WBGO 88.3FM played its first jazz record in April 1979. Forty years later, it is stronger than ever, reaching more than 400,000 on the radio in the New York/New Jersey metro area and thousands more across the country and around the world on The station began as the brainchild of Robert G. Ottenhoff, who, in the 1970s, worked in the Office of Newark Studies, an organization committed to reviving Newark in the wake of the 1967 riots. He and other members of an urban think tank persuaded the Newark Public School System board to transfer its underutilized broadcast license to them.

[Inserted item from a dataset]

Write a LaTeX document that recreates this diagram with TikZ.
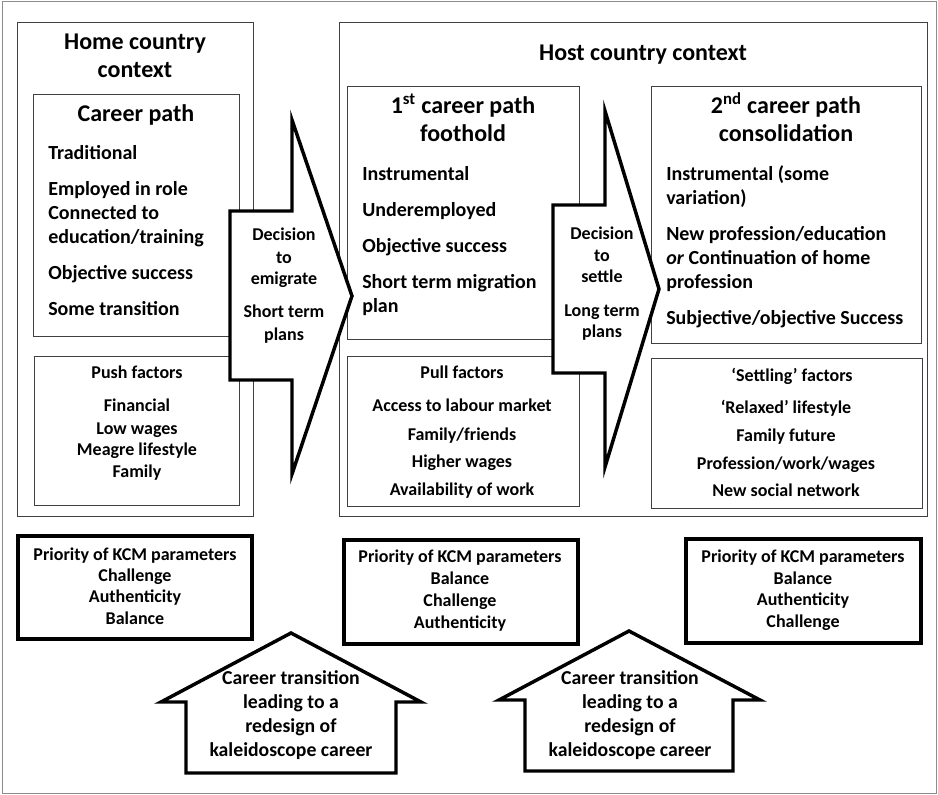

Ottenhoff was WBGO's first general manager. Amy Niles, appointed in 2014, is the station's fourth GM. She plans to be at the Hyatt Regency on April 7 to accept the Jazz Advocate award, In an email to NJJS president Cydney Halpin, Niles said, "I know how much it means to our entire staff to be recognized by your organization. I look forward to this great occasion." Last year's Jazz Advocate award-winner, jazz author and critic Will Friedwald, will be the Stomp's m.c. this year.